Bunlar Paris Komünü öncesinde Marksistlerin böyle bir girişimin çılgınlık olacağı hakkındaki değerlendirmelerini de unutmak istemektedirler. Paris Komünü nesnel koşulların değil, o çılgınlığa cüret eden blankistlerin bir armağanı olmuştur. Ama kısa ömürlü olan ve şiddetle ezilen bu deneyim bütün zaaflarına rağmen dünyanın bütün komünistlerinin ufkunu aydınlatan dersler sunmuştur.
Mahabad deneyiminin talihsizliği ise, nesnel koşulların elverişsizliğinde değil, bu deneyimi kendisine bir kalkış noktası olarak alarak aşmaya çabalayan bir Kürdistani hareketin mevcut olmayışındadır. Gerçi Güney Kürdistan’daki PDK bu deneyimden çıkmıştır; ama bu deneyimden çıkarttığı «gerçekçilik» dersleri ulusal kurtuluş derslerinden daha fazla olduğu için, daha elverişli nesnel koşullar doğsa bile, daha ileri bir atılımın öncüsü olması mümkün değildir. PDK o gün bugündür «gerçekçi»likle ulusal kurtuluşçu bir tutum arasında binamaz kalmıştır. Bunda Barzanilerin Mahabad’dan daha uzun süre SSCB dergahlarında tedris etmelerinin de bir rolü olsa gerektir. PDK bugün ABD’nin Güney Kürdistan’ı parçalama planlarına karşı kendi toprakları üzerinde egemenlik hakkı konusunda tavizsiz bir direniş gösterme tutumu ile; gerçekçilik adına bu haktan vazgeçme seçeneklerinin gerilimi altındadır. Bu gerilimden hangi yönde çıkacağı sadece kendisinin değil aynı zamanda Kürdistan’ın geleceğini de belirleyecek bir öneme sahiptir.

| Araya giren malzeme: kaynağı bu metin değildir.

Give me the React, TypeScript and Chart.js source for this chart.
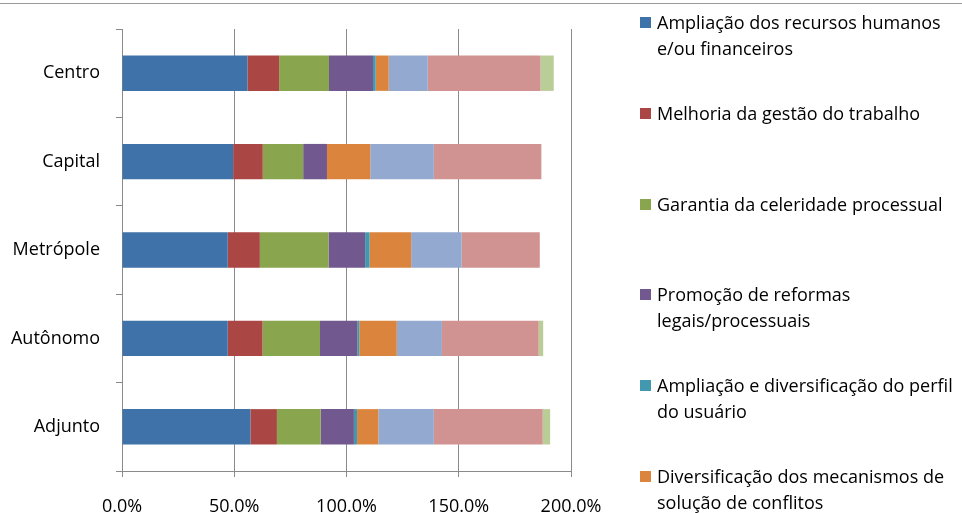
import React, { useEffect, useRef } from "react";
import { Chart, registerables } from "chart.js";

Chart.register(...registerables);

const categories = ["Centro", "Capital", "Metrópole", "Autônomo", "Adjunto"];

const seriesNames = [
  "Ampliação dos recursos humanos e/ou financeiros",
  "Melhoria da gestão do trabalho",
  "Garantia da celeridade processual",
  "Promoção de reformas legais/processuais",
  "Ampliação e diversificação do perfil do usuário",
  "Diversificação dos mecanismos de solução de conflitos",
  "Série 7",
  "Série 8",
  "Série 9",
];

const legendLines = [
  ["Ampliação dos recursos humanos", "e/ou financeiros"],
  ["Melhoria da gestão do trabalho"],
  ["Garantia da celeridade processual"],
  ["Promoção de reformas", "legais/processuais"],
  ["Ampliação e diversificação do perfil", "do usuário"],
  ["Diversificação dos mecanismos de", "solução de conflitos"],
];

const recursos = [55.9, 49.5, 47.1, 47.1, 57.2];
const gestao = [14.1, 13.2, 14.3, 15.5, 11.8];
const celeridade = [22.2, 18.0, 30.6, 25.6, 19.5];
const reformas = [19.6, 10.6, 16.3, 16.6, 14.8];
const perfil = [1.2, 0, 2.0, 0.9, 1.4];
const mecanismos = [5.8, 19.3, 18.5, 16.7, 9.5];
const serie7 = [17.4, 28.3, 22.5, 20.1, 24.7];
const serie8 = [50.2, 47.9, 34.8, 43.1, 48.5];
const serie9 = [5.9, 0, 0, 2.0, 3.3];

const xTicks = [0, 50, 100, 150, 200];

const colors = [
  "#3F72A9",
  "#AA4643",
  "#89A54E",
  "#71588F",
  "#4198AF",
  "#DB843D",
  "#93A9CF",
  "#D19392",
  "#B9CD96",
];

const FONT = "Open Sans";

export default function App() {
  const ref = useRef<HTMLCanvasElement | null>(null);

  useEffect(() => {
    if (!ref.current) return;
    const values = [recursos, gestao, celeridade, reformas, perfil, mecanismos, serie7, serie8, serie9];
    const chart = new Chart(ref.current, {
      type: "bar",
      data: {
        labels: categories,
        datasets: values.map((v, i) => ({
          label: seriesNames[i],
          data: v,
          backgroundColor: colors[i],
          borderWidth: 0,
          barPercentage: 0.4,
          categoryPercentage: 1,
        })),
      },
      options: {
        indexAxis: "y",
        responsive: false,
        maintainAspectRatio: false,
        animation: false,
        layout: { padding: { top: 29, right: 391, left: 0, bottom: 0 } },
        plugins: { legend: { display: false }, tooltip: { enabled: false } },
        scales: {
          x: {
            stacked: true,
            min: 0,
            max: 200,
            afterBuildTicks: (s: any) => {
              s.ticks = xTicks.map((v) => ({ value: v }));
            },
            afterFit: (s: any) => {
              s.height = 42;
            },
            grid: { color: "#8a8a8a", lineWidth: 1, tickLength: 6, drawTicks: true },
            border: { color: "#8a8a8a", width: 1 },
            ticks: {
              color: "#000",
              padding: 19,
              font: { family: FONT, size: 18 },
              callback: (v: any) => Number(v).toFixed(1) + "%",
            },
          },
          y: {
            stacked: true,
            afterFit: (s: any) => {
              s.width = 122;
            },
            grid: { offset: true, drawOnChartArea: false, color: "#8a8a8a", tickLength: 6 },
            border: { color: "#8a8a8a", width: 1 },
            ticks: { color: "#000", padding: 16, font: { family: FONT, size: 18 } },
          },
        },
      },
    });
    return () => chart.destroy();
  }, []);

  return (
    <div style={{ position: "absolute", left: 0, top: 0, width: 962, height: 513, background: "#fff", overflow: "hidden" }}>
      <div style={{ position: "absolute", left: 0, top: 3, width: 962, height: 1, background: "#9a9a9a" }} />
      <canvas ref={ref} width={962} height={513} style={{ position: "absolute", left: 0, top: 0, width: 962, height: 513 }} />
      {legendLines.map((lines, i) => (
        <div key={i} style={{ position: "absolute", left: 640, top: 10 + i * 90.8, fontFamily: FONT, fontSize: 18, lineHeight: "25.7px", color: "#000" }}>
          <div style={{ position: "absolute", left: 0, top: 7, width: 11, height: 11, background: colors[i] }} />
          {lines.map((t, j) => (
            <div key={j} style={{ marginLeft: 17, whiteSpace: "nowrap" }}>{t}</div>
          ))}
        </div>
      ))}
    </div>
  );
}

Mahabad’ın 58. Yılında Ne Olacak?
Bugün Mahabad Cumhuriyeti’nin 58. yıldönümü gelirken, Kürdistan bir kez daha bir devlete kavuşmanın eşiğinde durmaktadır. Bu bakımdan Mahabad’ın dersleri her zamankinden önemlidir. Nesnel koşullar Mahabad’dakinden daha elverişsizdir ama öznel bakımdan Kürtlerin o günden bugüne ders çıkarabilecekleri çok uzun ve değerli deneyimleri olmuştur. Kürdistan’ın en büyük parçasındaki hareket, çıkmaz bir yola sürüklenmiş olsa da 15 yıllık savaş hala dumanları tüten ve her an yeniden alev alabilecek bir toprak bırakmıştır. Öznel etkenin önemine dikkat çekenler bakımından bu koşullar daha elverişli koşullara işaret eder.
Kürtler, ABD’nin, icazetine bağlı bir federasyon hayalini «geri düşülmemesi gereken bir mevzi» diye görenlerin; veyahut bir «kimlik sorununu» yahut kültürel kazanımları, kısmi siyasal hedefleri en önemli tarihsel kazanımlar olarak algılayan önderliklerin kıskacındadır. Oysa bunların daha ileri bir atılıma öncülük etmeleri mümkün değildir.
Kuşkusuz sadece bir parçanın küçük bir kısmıyla sınırlı kalan Mahabad Cumhuriyeti sadece işçi sınıfı ve komünistler açısından değil Kürtlerin bugünkü konumu açısından da çok ileri bir mevzi değildir. Ama adı Kürdistan Cumhuriyeti’dir; ve daha ileri gitmek için bu mevziyi gerisine düşülmeyecek bir siyasi eşik olarak benimseyen bir Kürdistani harekete Kürtlerin ihtiyacı vardır.
Komünistlerin ödevleri arasında böyle bir hareketin mayalanmasını sağlamak da vardır.